Nothing, she added, prohibits shop owners from displaying their flags

on their own property.

While the Weisses claim to have been attacked verbally and through

telephone messages because they are Jewish, other shop owners say they

received similar criticism from the Weisses because they are German.

In a special meeting Saturday, three of five directors on the

neighborhood board agreed to take down the flags, with the exception of

the American flag, from the front of the village and wait until a full

board can determine a final flag policy.

Ultimately, they added, they may only display the U.S., state and city

flags in front.

“What we have to do is make sure that we pay respect to all countries

and make sure that flags are displayed correctly and properly,” said Jim

Burgard, one of three Old World board members present during the meeting.

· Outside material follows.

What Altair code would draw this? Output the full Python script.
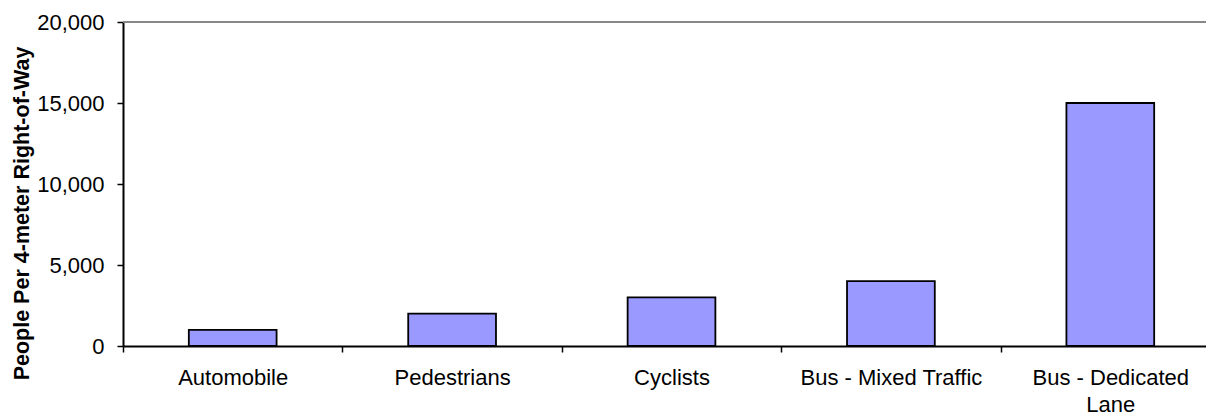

In the meantime, the Jewish High Holy Days are over, leaving the

Weisses disappointed they could not salute their ethnicity and appeal to

a broader public than the foot traffic by Michele’s store.

“I think it’s so sad . . . we had a German holiday [Oktoberfest] and a

Jewish holiday, and to have the flags flown together would have been a

wonderful sign of unity,” said Marj Rankine, owner of a Scottish shop in

the village. “But we shot ourselves in the foot.”

Board members in attendance agreed with Rankine and agreed to put her

in charge of flags when a decision has been reached by the full

neighborhood board at the Oct. 26 meeting.